EXERCISE BRIEF: Type out the data exactly as given. Skip any image.

DATA LINES:

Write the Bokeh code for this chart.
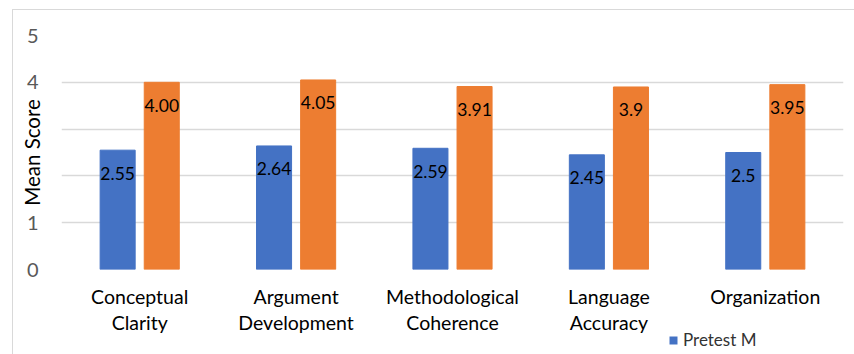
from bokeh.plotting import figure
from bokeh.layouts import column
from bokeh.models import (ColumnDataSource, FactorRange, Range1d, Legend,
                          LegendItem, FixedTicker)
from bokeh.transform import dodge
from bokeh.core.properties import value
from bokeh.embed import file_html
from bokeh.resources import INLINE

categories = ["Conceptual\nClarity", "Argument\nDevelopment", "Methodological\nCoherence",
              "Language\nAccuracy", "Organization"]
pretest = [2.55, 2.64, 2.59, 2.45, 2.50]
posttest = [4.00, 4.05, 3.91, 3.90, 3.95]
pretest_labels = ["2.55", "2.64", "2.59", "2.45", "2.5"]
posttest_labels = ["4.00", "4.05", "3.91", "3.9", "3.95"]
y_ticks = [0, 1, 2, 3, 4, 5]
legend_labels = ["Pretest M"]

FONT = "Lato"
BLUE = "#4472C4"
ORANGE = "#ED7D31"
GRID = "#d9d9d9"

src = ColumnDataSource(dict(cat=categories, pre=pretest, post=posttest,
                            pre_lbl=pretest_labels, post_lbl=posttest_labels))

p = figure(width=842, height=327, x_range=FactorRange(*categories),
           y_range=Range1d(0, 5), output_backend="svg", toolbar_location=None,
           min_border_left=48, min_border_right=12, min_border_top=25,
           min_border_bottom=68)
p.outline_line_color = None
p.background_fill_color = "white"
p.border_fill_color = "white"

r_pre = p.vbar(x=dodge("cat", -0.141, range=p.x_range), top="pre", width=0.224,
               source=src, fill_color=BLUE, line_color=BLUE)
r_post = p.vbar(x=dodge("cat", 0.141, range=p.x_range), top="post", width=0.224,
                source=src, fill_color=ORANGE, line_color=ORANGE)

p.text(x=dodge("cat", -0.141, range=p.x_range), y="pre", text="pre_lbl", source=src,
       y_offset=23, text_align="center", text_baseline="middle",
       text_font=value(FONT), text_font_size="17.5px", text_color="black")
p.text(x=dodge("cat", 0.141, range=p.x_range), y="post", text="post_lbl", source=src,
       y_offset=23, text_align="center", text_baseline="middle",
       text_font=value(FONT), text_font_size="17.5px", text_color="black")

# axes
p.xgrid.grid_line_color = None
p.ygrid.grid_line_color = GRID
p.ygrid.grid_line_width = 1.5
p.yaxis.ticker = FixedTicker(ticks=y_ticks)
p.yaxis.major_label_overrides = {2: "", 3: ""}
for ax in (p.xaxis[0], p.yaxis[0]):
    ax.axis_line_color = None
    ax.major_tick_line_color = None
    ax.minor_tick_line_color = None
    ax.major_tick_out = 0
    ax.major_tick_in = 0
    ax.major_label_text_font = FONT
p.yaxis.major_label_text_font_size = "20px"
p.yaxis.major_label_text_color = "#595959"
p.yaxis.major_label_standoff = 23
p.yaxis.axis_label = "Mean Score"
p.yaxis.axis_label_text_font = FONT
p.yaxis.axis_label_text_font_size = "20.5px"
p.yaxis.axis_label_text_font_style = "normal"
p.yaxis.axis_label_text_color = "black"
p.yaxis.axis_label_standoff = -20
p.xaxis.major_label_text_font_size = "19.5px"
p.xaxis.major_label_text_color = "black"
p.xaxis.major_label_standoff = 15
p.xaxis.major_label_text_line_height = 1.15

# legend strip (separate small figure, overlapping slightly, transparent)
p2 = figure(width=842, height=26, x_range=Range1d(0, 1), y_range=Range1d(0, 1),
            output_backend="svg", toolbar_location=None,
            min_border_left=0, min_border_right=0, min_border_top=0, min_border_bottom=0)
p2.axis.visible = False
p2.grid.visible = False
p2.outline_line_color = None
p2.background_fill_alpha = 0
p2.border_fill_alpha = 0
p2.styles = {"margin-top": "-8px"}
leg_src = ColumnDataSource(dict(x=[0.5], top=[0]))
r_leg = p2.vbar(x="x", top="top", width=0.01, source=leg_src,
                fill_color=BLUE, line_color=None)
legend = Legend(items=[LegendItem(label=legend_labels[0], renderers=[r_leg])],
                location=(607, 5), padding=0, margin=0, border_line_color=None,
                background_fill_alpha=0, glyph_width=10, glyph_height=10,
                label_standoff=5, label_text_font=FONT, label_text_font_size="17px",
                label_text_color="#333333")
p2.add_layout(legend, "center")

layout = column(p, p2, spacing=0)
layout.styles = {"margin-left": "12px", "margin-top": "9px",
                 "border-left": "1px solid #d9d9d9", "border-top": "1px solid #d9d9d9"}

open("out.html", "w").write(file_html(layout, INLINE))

TASK RESULT:
Write the Bokeh code for this chart.
from bokeh.plotting import figure
from bokeh.layouts import column
from bokeh.models import (ColumnDataSource, FactorRange, Range1d, Legend,
                          LegendItem, FixedTicker)
from bokeh.transform import dodge
from bokeh.core.properties import value
from bokeh.embed import file_html
from bokeh.resources import INLINE

categories = ["Conceptual\nClarity", "Argument\nDevelopment", "Methodological\nCoherence",
              "Language\nAccuracy", "Organization"]
pretest = [2.55, 2.64, 2.59, 2.45, 2.50]
posttest = [4.00, 4.05, 3.91, 3.90, 3.95]
pretest_labels = ["2.55", "2.64", "2.59", "2.45", "2.5"]
posttest_labels = ["4.00", "4.05", "3.91", "3.9", "3.95"]
y_ticks = [0, 1, 2, 3, 4, 5]
legend_labels = ["Pretest M"]

FONT = "Lato"
BLUE = "#4472C4"
ORANGE = "#ED7D31"
GRID = "#d9d9d9"

src = ColumnDataSource(dict(cat=categories, pre=pretest, post=posttest,
                            pre_lbl=pretest_labels, post_lbl=posttest_labels))

p = figure(width=842, height=327, x_range=FactorRange(*categories),
           y_range=Range1d(0, 5), output_backend="svg", toolbar_location=None,
           min_border_left=48, min_border_right=12, min_border_top=25,
           min_border_bottom=68)
p.outline_line_color = None
p.background_fill_color = "white"
p.border_fill_color = "white"

r_pre = p.vbar(x=dodge("cat", -0.141, range=p.x_range), top="pre", width=0.224,
               source=src, fill_color=BLUE, line_color=BLUE)
r_post = p.vbar(x=dodge("cat", 0.141, range=p.x_range), top="post", width=0.224,
                source=src, fill_color=ORANGE, line_color=ORANGE)

p.text(x=dodge("cat", -0.141, range=p.x_range), y="pre", text="pre_lbl", source=src,
       y_offset=23, text_align="center", text_baseline="middle",
       text_font=value(FONT), text_font_size="17.5px", text_color="black")
p.text(x=dodge("cat", 0.141, range=p.x_range), y="post", text="post_lbl", source=src,
       y_offset=23, text_align="center", text_baseline="middle",
       text_font=value(FONT), text_font_size="17.5px", text_color="black")

# axes
p.xgrid.grid_line_color = None
p.ygrid.grid_line_color = GRID
p.ygrid.grid_line_width = 1.5
p.yaxis.ticker = FixedTicker(ticks=y_ticks)
p.yaxis.major_label_overrides = {2: "", 3: ""}
for ax in (p.xaxis[0], p.yaxis[0]):
    ax.axis_line_color = None
    ax.major_tick_line_color = None
    ax.minor_tick_line_color = None
    ax.major_tick_out = 0
    ax.major_tick_in = 0
    ax.major_label_text_font = FONT
p.yaxis.major_label_text_font_size = "20px"
p.yaxis.major_label_text_color = "#595959"
p.yaxis.major_label_standoff = 23
p.yaxis.axis_label = "Mean Score"
p.yaxis.axis_label_text_font = FONT
p.yaxis.axis_label_text_font_size = "20.5px"
p.yaxis.axis_label_text_font_style = "normal"
p.yaxis.axis_label_text_color = "black"
p.yaxis.axis_label_standoff = -20
p.xaxis.major_label_text_font_size = "19.5px"
p.xaxis.major_label_text_color = "black"
p.xaxis.major_label_standoff = 15
p.xaxis.major_label_text_line_height = 1.15

# legend strip (separate small figure, overlapping slightly, transparent)
p2 = figure(width=842, height=26, x_range=Range1d(0, 1), y_range=Range1d(0, 1),
            output_backend="svg", toolbar_location=None,
            min_border_left=0, min_border_right=0, min_border_top=0, min_border_bottom=0)
p2.axis.visible = False
p2.grid.visible = False
p2.outline_line_color = None
p2.background_fill_alpha = 0
p2.border_fill_alpha = 0
p2.styles = {"margin-top": "-8px"}
leg_src = ColumnDataSource(dict(x=[0.5], top=[0]))
r_leg = p2.vbar(x="x", top="top", width=0.01, source=leg_src,
                fill_color=BLUE, line_color=None)
legend = Legend(items=[LegendItem(label=legend_labels[0], renderers=[r_leg])],
                location=(607, 5), padding=0, margin=0, border_line_color=None,
                background_fill_alpha=0, glyph_width=10, glyph_height=10,
                label_standoff=5, label_text_font=FONT, label_text_font_size="17px",
                label_text_color="#333333")
p2.add_layout(legend, "center")

layout = column(p, p2, spacing=0)
layout.styles = {"margin-left": "12px", "margin-top": "9px",
                 "border-left": "1px solid #d9d9d9", "border-top": "1px solid #d9d9d9"}

open("out.html", "w").write(file_html(layout, INLINE))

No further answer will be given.